TOWNSEND’S RULES OF DECISION MAKING (CROWN AS KING)

Use to remind you of the need to make decisions quickly.

Robert Townsend was CEO of Avis Rent-a-Car and wrote the biggest selling management book of the 1970s, Up the Organisation. His book was an irreverent look at management practices in the USA at the time. But behind his humour was a sharp business brain honed by years of experience.

TOWNSEND’S RULES OF DECISION MAKING

Rule 1: Decisions should be taken at the lowest level possible in the organisation.

Rule 2: There are only two types of decisions: Those that can be made quickly because they are cheap and easy to correct and those that should only be taken after due consideration because they are expensive and difficult to correct.

Rule 3: All decisions are made on the basis of incomplete data, so either learn to live with this fact or get out of the game.

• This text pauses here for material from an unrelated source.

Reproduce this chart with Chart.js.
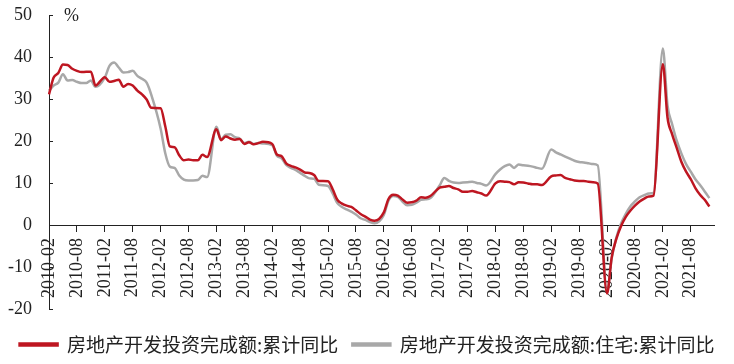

Rule 4: A good manager gets 1/3 of their decisions right, 1/3 wrong and the other 1/3 would have turned out just as they did whatever decision was made.

HOW TO USE IT

  • Don’t pass decisions up the line that you have the authority to
    make – it will make you look indecisive.
  • Delegate decisions that are below your pay grade to staff and monitor that they are dealt with.
  • Have the confidence to take decisions that are cheap and easy to correct quickly and with minimal information. Or better still delegate them (see Theory 72)
  • Delay taking decisions that are expensive and difficult to correct until you have adequate, but not complete, data. Use both quantitative (hard) and qualitative (soft) data and your own tacit knowledge (see Theory 73). What constitutes adequate data will depend on the nature of the decision/project and your own risk profile.
  • Never take into account what has already been spent when making a decision. Such money has gone for good. Look only at future cash flows. If you have already spent £4m on a project and need to spend a further £1m to complete it, only compare that additional £1m with future cash flows not £5m (£4m + £1m). If future revenues are predicted to exceed £1m you might decide to proceed, but if they are below £1m you fold. Never think ‘God we’ve got to get something in return for the £4m already spent’. That’s the equivalent of a gambler chasing their losses.
  • While you can never have complete data when making a decision, you should subject the data you do have to critical evaluation. Ask if the data has been affected by incorrect assumptions, wishful thinking, errors in calculation, over-optimistic projections of customer numbers and cashflows or an underestimation of risk.
  • Always carry out a post-decision review (see Theory 61). If you don’t you’re missing a great opportunity to identify errors, weaknesses and strengths in your decision-making process, information which will help you make better decisions in the future.

QUESTIONS TO ASK YOURSELF

  • How often do I ‘pass decisions up the line’?
  • Am I happy to make quick decisions on little information when they are cheap and easy to reverse?